Me precio de ser uno de los pocos opinadores que ha venido evitando hasta el momento generalizar el despectivo calificativo de ultraderecha o extrema derecha al referirme a Vox. No me parece que ser muy de derechas sea incompatible con los valores democráticos, como, por otra parte, tampoco lo sería necesariamente el ser muy de izquierdas. Cosa distinta es alinearse con opciones antisistema, violentas o que, abiertamente, proclamen consignas contrarias a nuestra convivencia y a los derechos amparados en nuestra Constitución.
Dicho esto, la deriva de Vox en Balears me obliga a puntualizar que, más que un volantazo hacia la extrema derecha, los últimos movimientos de su dirigencia ponen de manifiesto una inexplicable pérdida colectiva de juicio.
Si la cacareada pretensión inicial de los firmantes del pacto programático con el Partido Popular era impedir que la izquierda condicionara la gobernabilidad, dotando de estabilidad al ejecutivo, el relevo y asunción por parte de la exsocialista catalana Manuela Cañadas de la dirección del disminuido grupo parlamentario de Vox -tras las sucesivas purgas internas- ha derivado en una disparatada manera de conducirse y en un infantil intento de aprovecharse de un error humano en una votación para obtener un más que dudoso rédito político. Lo que realmente ha conseguido, sin embargo, Cañadas es escenificar un ridículo histórico, al tiempo que evidenciar que Vox ni es un socio leal y fiable, ni tiene propuesta política alguna más allá tratar de llamar desesperadamente la atención al precio que sea y sin pudor alguno.

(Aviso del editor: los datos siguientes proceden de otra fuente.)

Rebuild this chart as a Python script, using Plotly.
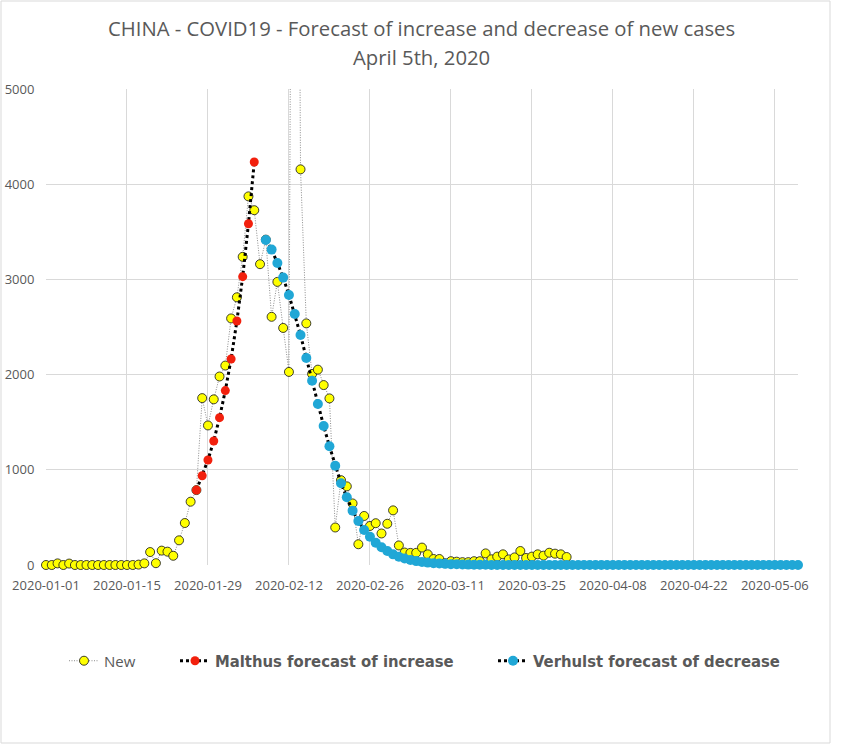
import pandas as pd
import plotly.graph_objects as go

# ---------------- data ----------------
new_start = "2020-01-01"
new_cases = [
    0, 0, 17, 0, 15, 0, 0, 0, 0, 0, 0, 0, 0, 0, 0, 0,          # Jan 1 - Jan 16
    4, 17, 136, 19, 151, 140, 97, 259, 441, 665, 787, 1753,      # Jan 17 - Jan 28
    1466, 1740, 1980,                                           # Jan 29 - Jan 31
    2095, 2590, 2812, 3237, 3872, 3727, 3160, 3418, 2607, 2974,  # Feb 1 - Feb 10
    2490, 2028, 15141, 4156, 2538, 2007, 2052, 1890, 1750, 394,  # Feb 11 - Feb 20
    891, 826, 647, 218, 515, 410, 439, 331, 433,                 # Feb 21 - Feb 29
    574, 205, 131, 127, 128, 183, 112, 63, 63, 19,               # Mar 1 - Mar 10
    40, 35, 30, 30, 40, 40, 122, 60, 88, 112,                    # Mar 11 - Mar 20
    59, 80, 147, 74, 88, 112, 98, 129, 119, 112, 84,             # Mar 21 - Mar 31
]

malthus_start = "2020-01-27"
malthus_values = [787, 938, 1103, 1303, 1548, 1832, 2164, 2563, 3029, 3585, 4233]

verhulst_start = "2020-02-08"
verhulst_values = [
    3414, 3313, 3173, 3019, 2836, 2636, 2416, 2174, 1936, 1691,
    1460, 1247, 1043, 858, 711, 571, 462, 368, 297, 234,
    186, 147, 112, 87, 68, 53, 41, 32, 25, 19,
    15, 12, 9, 7, 5, 4, 3, 2, 2, 1,
    1, 1, 1, 0, 0, 0, 0, 0, 0, 0,
    0, 0, 0, 0, 0, 0, 0, 0, 0, 0,
    0, 0, 0, 0, 0, 0, 0, 0, 0, 0,
    0, 0, 0, 0, 0, 0, 0, 0, 0, 0,
    0, 0, 0, 0, 0, 0, 0, 0, 0, 0,
    0, 0, 0,
]

series_names = ["New", "Malthus forecast of increase", "Verhulst forecast of decrease"]
title_line1 = "CHINA - COVID19 - Forecast of increase and decrease of new cases"
title_line2 = "April 5th, 2020"
x_range = ["2020-01-01", "2020-05-10"]
y_ticks = [0, 1000, 2000, 3000, 4000, 5000]

# ---------------- figure ----------------
new_dates = pd.date_range(new_start, periods=len(new_cases), freq="D")
malthus_dates = pd.date_range(malthus_start, periods=len(malthus_values), freq="D")
verhulst_dates = pd.date_range(verhulst_start, periods=len(verhulst_values), freq="D")

W, H = 842, 745
L, R, T, B = 46, 798, 89, 565   # plot area in pixels

def px_x(p):
    return (p - L) / (R - L)

def px_y(p):
    return (B - p) / (B - T)

fig = go.Figure()

fig.add_trace(go.Scatter(
    x=new_dates, y=new_cases, mode="lines+markers",
    name="<span style='font-family:Open Sans;font-weight:normal;font-size:15px'>" + series_names[0] + "</span>",
    line=dict(color="#8c8c8c", width=1, dash="1px,1.5px"),
    marker=dict(symbol="circle", size=9, color="#ffff00",
                line=dict(color="rgba(30,30,30,0.85)", width=1)),
    cliponaxis=False, legendwidth=66,
))
fig.add_trace(go.Scatter(
    x=malthus_dates, y=malthus_values, mode="lines+markers",
    name="<b>" + series_names[1] + "</b>",
    line=dict(color="#000000", width=3, dash="dot"),
    marker=dict(symbol="circle", size=9, color="#f2200d"),
    cliponaxis=False, legendwidth=273,
))
fig.add_trace(go.Scatter(
    x=verhulst_dates, y=verhulst_values, mode="lines+markers",
    name="<b>" + series_names[2] + "</b>",
    line=dict(color="#000000", width=3, dash="dot"),
    marker=dict(symbol="circle", size=10, color="#20a7d6"),
    cliponaxis=False,
))

grid = "#d9d9d9"
label_color = "#595959"

fig.update_layout(
    width=W, height=H,
    margin=dict(l=L, r=W - R, t=T, b=H - B, autoexpand=False),
    paper_bgcolor="white", plot_bgcolor="white",
    showlegend=True,
    legend=dict(
        orientation="h", x=px_x(64), xanchor="left", y=px_y(661), yanchor="middle",
        font=dict(family="Liberation Sans Narrow, DejaVu Sans Condensed, Roboto", size=16.5, color=label_color),
        bgcolor="rgba(0,0,0,0)", traceorder="normal",
    ),
    xaxis=dict(
        type="date", range=x_range, tick0="2020-01-01", dtick=14 * 86400000,
        tickformat="%Y-%m-%d", showgrid=True, gridcolor=grid, gridwidth=1,
        zeroline=False, showline=False,
        ticks="outside", ticklen=8, tickcolor="rgba(0,0,0,0)",
        tickfont=dict(family="Open Sans", size=13, color=label_color),
    ),
    yaxis=dict(
        range=[0, 5000], tickvals=y_ticks, ticktext=[str(v) for v in y_ticks],
        showgrid=True, gridcolor=grid, gridwidth=1, zeroline=False, showline=False,
        ticks="outside", ticklen=8, tickcolor="rgba(0,0,0,0)",
        tickfont=dict(family="Open Sans", size=13, color=label_color),
    ),
    annotations=[
        dict(text=title_line1, xref="paper", yref="paper", x=px_x(421), y=px_y(28),
             xanchor="center", yanchor="middle", showarrow=False,
             font=dict(family="Open Sans", size=20.3, color=label_color)),
        dict(text=title_line2, xref="paper", yref="paper", x=px_x(421), y=px_y(57),
             xanchor="center", yanchor="middle", showarrow=False,
             font=dict(family="Open Sans", size=20.3, color=label_color)),
    ],
    shapes=[
        dict(type="rect", xref="paper", yref="paper",
             x0=px_x(1), x1=px_x(830), y0=px_y(743), y1=px_y(1),
             line=dict(color="#d9d9d9", width=1), fillcolor="rgba(0,0,0,0)", layer="below"),
    ],
)

fig.write_html(
    "out.html",
    config={"displayModeBar": False},
    post_script="document.body.style.margin='0';document.body.style.overflow='hidden';",
)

Y, de paso, devuelve el pulso político a una izquierda balear que, tras las elecciones de 2023 y los últimos casos de corrupción destapados, se hallaba en estado catatónico, y que ni en sueños podía imaginar a estas alturas cobrar el protagonismo que les ha regalado la formación de Abascal gratis et amore.
Cañadas, además, siguiendo los postulados de su ‘mentor filológico’, Jorge Campos, mantiene públicamente una disparatada concepción de la lengua histórica propia de la Islas, que ella cree -las creencias son libres- que es «una mezcla de lemosín, valenciano y castellano». Sin embargo, la temeraria ignorancia de que hace gala en cuestiones lingüísticas no lleva a la lideresa de Vox, sorprendentemente, a tratar de preservar como la rareza de laboratorio que -según ella- sería el ‘balear’, sino a perseguirlo hasta su exterminio en las aulas por el solo hecho de que los demás ciudadanos y la ley nos empeñemos en llamarlo catalán, aunque en cada una de las islas lo sigamos denominando con el apelativo del habla propia: mallorquí, menorquí o eivissenc. Las majaderías no son delito, pero retratan a sus emisores.
Lo de Vox con el catalán trasciende a la política y entra en el terreno parapsiquiátrico de la obsesión compulsiva. Quienes no usan jamás la lengua propia nos imparten gratuitas lecciones de filología de barra de bar, porque saben que el anticatalanismo tiene su público entre los votantes de Balears.
Marga Prohens hace santamente al apartarse de esta colección de impredecibles exaltados. Demasiada paciencia ha tenido con ellos. Ahora solo tiene que administrar su tiempo y si, por desgracia, la situación bloquea la gobernabilidad, convocar elecciones.